#### Problem to work on:
Copy each line of the data below exactly, leaving out pictures.
╭─ Provided data
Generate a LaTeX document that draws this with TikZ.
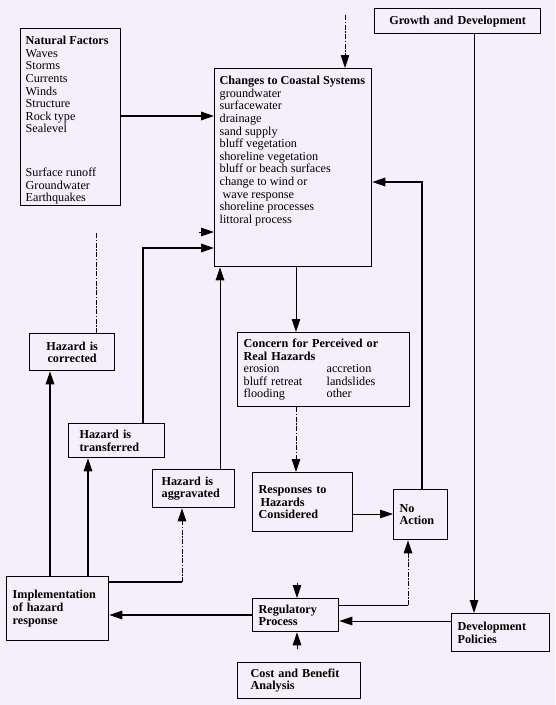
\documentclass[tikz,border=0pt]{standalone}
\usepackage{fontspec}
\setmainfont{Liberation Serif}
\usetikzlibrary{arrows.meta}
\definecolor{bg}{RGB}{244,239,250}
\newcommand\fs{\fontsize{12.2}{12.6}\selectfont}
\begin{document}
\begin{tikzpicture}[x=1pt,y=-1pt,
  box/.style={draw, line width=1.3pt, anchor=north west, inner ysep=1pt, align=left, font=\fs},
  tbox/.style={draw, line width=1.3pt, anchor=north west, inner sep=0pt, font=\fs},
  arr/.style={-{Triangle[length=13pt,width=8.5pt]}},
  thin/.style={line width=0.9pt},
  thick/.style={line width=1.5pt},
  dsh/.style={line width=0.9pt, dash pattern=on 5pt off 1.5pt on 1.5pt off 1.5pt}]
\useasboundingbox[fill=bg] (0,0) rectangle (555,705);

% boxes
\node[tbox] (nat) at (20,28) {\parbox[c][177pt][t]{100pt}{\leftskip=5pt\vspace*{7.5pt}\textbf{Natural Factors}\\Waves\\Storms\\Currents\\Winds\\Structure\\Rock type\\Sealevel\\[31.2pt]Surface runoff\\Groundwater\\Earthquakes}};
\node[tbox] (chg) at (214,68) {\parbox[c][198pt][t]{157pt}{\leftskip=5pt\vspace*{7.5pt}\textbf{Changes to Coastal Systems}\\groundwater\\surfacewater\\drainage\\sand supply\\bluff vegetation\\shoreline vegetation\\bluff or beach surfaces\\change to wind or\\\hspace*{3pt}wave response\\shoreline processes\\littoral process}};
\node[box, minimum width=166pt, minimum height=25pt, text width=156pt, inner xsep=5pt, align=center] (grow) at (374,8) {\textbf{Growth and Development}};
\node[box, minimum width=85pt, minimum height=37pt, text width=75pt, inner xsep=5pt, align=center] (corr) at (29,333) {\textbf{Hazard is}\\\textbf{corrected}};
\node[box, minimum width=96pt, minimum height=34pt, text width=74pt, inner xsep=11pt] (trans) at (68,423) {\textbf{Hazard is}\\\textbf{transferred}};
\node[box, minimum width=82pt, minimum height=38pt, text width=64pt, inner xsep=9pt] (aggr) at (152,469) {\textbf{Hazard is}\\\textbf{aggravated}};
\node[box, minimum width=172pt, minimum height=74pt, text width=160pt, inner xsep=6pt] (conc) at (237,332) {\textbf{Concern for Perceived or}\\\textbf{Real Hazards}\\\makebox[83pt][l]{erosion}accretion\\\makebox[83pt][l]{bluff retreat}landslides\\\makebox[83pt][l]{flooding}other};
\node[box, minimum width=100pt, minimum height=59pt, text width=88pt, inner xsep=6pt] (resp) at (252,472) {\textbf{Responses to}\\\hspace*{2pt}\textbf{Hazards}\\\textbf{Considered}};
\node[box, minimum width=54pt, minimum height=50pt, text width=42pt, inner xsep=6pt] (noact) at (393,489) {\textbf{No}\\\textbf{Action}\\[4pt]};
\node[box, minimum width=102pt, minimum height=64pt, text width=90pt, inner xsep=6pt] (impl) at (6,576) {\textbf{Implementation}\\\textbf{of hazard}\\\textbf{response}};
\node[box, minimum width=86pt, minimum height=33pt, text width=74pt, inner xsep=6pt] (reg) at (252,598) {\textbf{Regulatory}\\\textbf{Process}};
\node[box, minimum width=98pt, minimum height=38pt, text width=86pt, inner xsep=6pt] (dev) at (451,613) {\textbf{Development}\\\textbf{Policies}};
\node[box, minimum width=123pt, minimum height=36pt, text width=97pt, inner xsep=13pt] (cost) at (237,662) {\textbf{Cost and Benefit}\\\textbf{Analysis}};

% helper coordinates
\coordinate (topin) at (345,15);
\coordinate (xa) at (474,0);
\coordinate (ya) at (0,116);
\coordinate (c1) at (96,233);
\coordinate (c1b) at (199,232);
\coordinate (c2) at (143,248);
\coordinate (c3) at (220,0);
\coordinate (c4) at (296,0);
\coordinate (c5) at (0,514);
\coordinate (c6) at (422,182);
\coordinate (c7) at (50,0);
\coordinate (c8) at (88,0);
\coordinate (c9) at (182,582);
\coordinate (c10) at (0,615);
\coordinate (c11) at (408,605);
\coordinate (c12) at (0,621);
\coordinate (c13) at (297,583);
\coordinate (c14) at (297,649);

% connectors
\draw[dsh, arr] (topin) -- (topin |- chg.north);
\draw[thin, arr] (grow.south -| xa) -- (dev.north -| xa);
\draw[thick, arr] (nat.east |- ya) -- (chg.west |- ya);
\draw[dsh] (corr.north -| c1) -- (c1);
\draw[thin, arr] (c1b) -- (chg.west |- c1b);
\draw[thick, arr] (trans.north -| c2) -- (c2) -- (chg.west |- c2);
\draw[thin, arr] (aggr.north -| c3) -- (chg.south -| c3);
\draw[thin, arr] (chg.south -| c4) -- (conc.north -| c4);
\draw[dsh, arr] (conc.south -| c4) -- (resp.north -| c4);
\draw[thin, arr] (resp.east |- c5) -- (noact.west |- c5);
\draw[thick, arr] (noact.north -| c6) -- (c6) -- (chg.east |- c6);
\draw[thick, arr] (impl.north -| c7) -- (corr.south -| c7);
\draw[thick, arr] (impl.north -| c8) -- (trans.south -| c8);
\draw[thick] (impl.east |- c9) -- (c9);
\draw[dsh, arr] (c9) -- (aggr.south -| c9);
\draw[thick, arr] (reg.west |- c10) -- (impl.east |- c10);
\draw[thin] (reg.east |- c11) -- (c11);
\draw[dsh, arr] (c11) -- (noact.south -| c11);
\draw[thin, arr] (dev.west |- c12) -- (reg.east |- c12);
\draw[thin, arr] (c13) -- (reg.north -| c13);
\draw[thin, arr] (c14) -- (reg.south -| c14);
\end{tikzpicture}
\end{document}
╰─
#### Finished task:
Generate a LaTeX document that draws this with TikZ.
\documentclass[tikz,border=0pt]{standalone}
\usepackage{fontspec}
\setmainfont{Liberation Serif}
\usetikzlibrary{arrows.meta}
\definecolor{bg}{RGB}{244,239,250}
\newcommand\fs{\fontsize{12.2}{12.6}\selectfont}
\begin{document}
\begin{tikzpicture}[x=1pt,y=-1pt,
  box/.style={draw, line width=1.3pt, anchor=north west, inner ysep=1pt, align=left, font=\fs},
  tbox/.style={draw, line width=1.3pt, anchor=north west, inner sep=0pt, font=\fs},
  arr/.style={-{Triangle[length=13pt,width=8.5pt]}},
  thin/.style={line width=0.9pt},
  thick/.style={line width=1.5pt},
  dsh/.style={line width=0.9pt, dash pattern=on 5pt off 1.5pt on 1.5pt off 1.5pt}]
\useasboundingbox[fill=bg] (0,0) rectangle (555,705);

% boxes
\node[tbox] (nat) at (20,28) {\parbox[c][177pt][t]{100pt}{\leftskip=5pt\vspace*{7.5pt}\textbf{Natural Factors}\\Waves\\Storms\\Currents\\Winds\\Structure\\Rock type\\Sealevel\\[31.2pt]Surface runoff\\Groundwater\\Earthquakes}};
\node[tbox] (chg) at (214,68) {\parbox[c][198pt][t]{157pt}{\leftskip=5pt\vspace*{7.5pt}\textbf{Changes to Coastal Systems}\\groundwater\\surfacewater\\drainage\\sand supply\\bluff vegetation\\shoreline vegetation\\bluff or beach surfaces\\change to wind or\\\hspace*{3pt}wave response\\shoreline processes\\littoral process}};
\node[box, minimum width=166pt, minimum height=25pt, text width=156pt, inner xsep=5pt, align=center] (grow) at (374,8) {\textbf{Growth and Development}};
\node[box, minimum width=85pt, minimum height=37pt, text width=75pt, inner xsep=5pt, align=center] (corr) at (29,333) {\textbf{Hazard is}\\\textbf{corrected}};
\node[box, minimum width=96pt, minimum height=34pt, text width=74pt, inner xsep=11pt] (trans) at (68,423) {\textbf{Hazard is}\\\textbf{transferred}};
\node[box, minimum width=82pt, minimum height=38pt, text width=64pt, inner xsep=9pt] (aggr) at (152,469) {\textbf{Hazard is}\\\textbf{aggravated}};
\node[box, minimum width=172pt, minimum height=74pt, text width=160pt, inner xsep=6pt] (conc) at (237,332) {\textbf{Concern for Perceived or}\\\textbf{Real Hazards}\\\makebox[83pt][l]{erosion}accretion\\\makebox[83pt][l]{bluff retreat}landslides\\\makebox[83pt][l]{flooding}other};
\node[box, minimum width=100pt, minimum height=59pt, text width=88pt, inner xsep=6pt] (resp) at (252,472) {\textbf{Responses to}\\\hspace*{2pt}\textbf{Hazards}\\\textbf{Considered}};
\node[box, minimum width=54pt, minimum height=50pt, text width=42pt, inner xsep=6pt] (noact) at (393,489) {\textbf{No}\\\textbf{Action}\\[4pt]};
\node[box, minimum width=102pt, minimum height=64pt, text width=90pt, inner xsep=6pt] (impl) at (6,576) {\textbf{Implementation}\\\textbf{of hazard}\\\textbf{response}};
\node[box, minimum width=86pt, minimum height=33pt, text width=74pt, inner xsep=6pt] (reg) at (252,598) {\textbf{Regulatory}\\\textbf{Process}};
\node[box, minimum width=98pt, minimum height=38pt, text width=86pt, inner xsep=6pt] (dev) at (451,613) {\textbf{Development}\\\textbf{Policies}};
\node[box, minimum width=123pt, minimum height=36pt, text width=97pt, inner xsep=13pt] (cost) at (237,662) {\textbf{Cost and Benefit}\\\textbf{Analysis}};

% helper coordinates
\coordinate (topin) at (345,15);
\coordinate (xa) at (474,0);
\coordinate (ya) at (0,116);
\coordinate (c1) at (96,233);
\coordinate (c1b) at (199,232);
\coordinate (c2) at (143,248);
\coordinate (c3) at (220,0);
\coordinate (c4) at (296,0);
\coordinate (c5) at (0,514);
\coordinate (c6) at (422,182);
\coordinate (c7) at (50,0);
\coordinate (c8) at (88,0);
\coordinate (c9) at (182,582);
\coordinate (c10) at (0,615);
\coordinate (c11) at (408,605);
\coordinate (c12) at (0,621);
\coordinate (c13) at (297,583);
\coordinate (c14) at (297,649);

% connectors
\draw[dsh, arr] (topin) -- (topin |- chg.north);
\draw[thin, arr] (grow.south -| xa) -- (dev.north -| xa);
\draw[thick, arr] (nat.east |- ya) -- (chg.west |- ya);
\draw[dsh] (corr.north -| c1) -- (c1);
\draw[thin, arr] (c1b) -- (chg.west |- c1b);
\draw[thick, arr] (trans.north -| c2) -- (c2) -- (chg.west |- c2);
\draw[thin, arr] (aggr.north -| c3) -- (chg.south -| c3);
\draw[thin, arr] (chg.south -| c4) -- (conc.north -| c4);
\draw[dsh, arr] (conc.south -| c4) -- (resp.north -| c4);
\draw[thin, arr] (resp.east |- c5) -- (noact.west |- c5);
\draw[thick, arr] (noact.north -| c6) -- (c6) -- (chg.east |- c6);
\draw[thick, arr] (impl.north -| c7) -- (corr.south -| c7);
\draw[thick, arr] (impl.north -| c8) -- (trans.south -| c8);
\draw[thick] (impl.east |- c9) -- (c9);
\draw[dsh, arr] (c9) -- (aggr.south -| c9);
\draw[thick, arr] (reg.west |- c10) -- (impl.east |- c10);
\draw[thin] (reg.east |- c11) -- (c11);
\draw[dsh, arr] (c11) -- (noact.south -| c11);
\draw[thin, arr] (dev.west |- c12) -- (reg.east |- c12);
\draw[thin, arr] (c13) -- (reg.north -| c13);
\draw[thin, arr] (c14) -- (reg.south -| c14);
\end{tikzpicture}
\end{document}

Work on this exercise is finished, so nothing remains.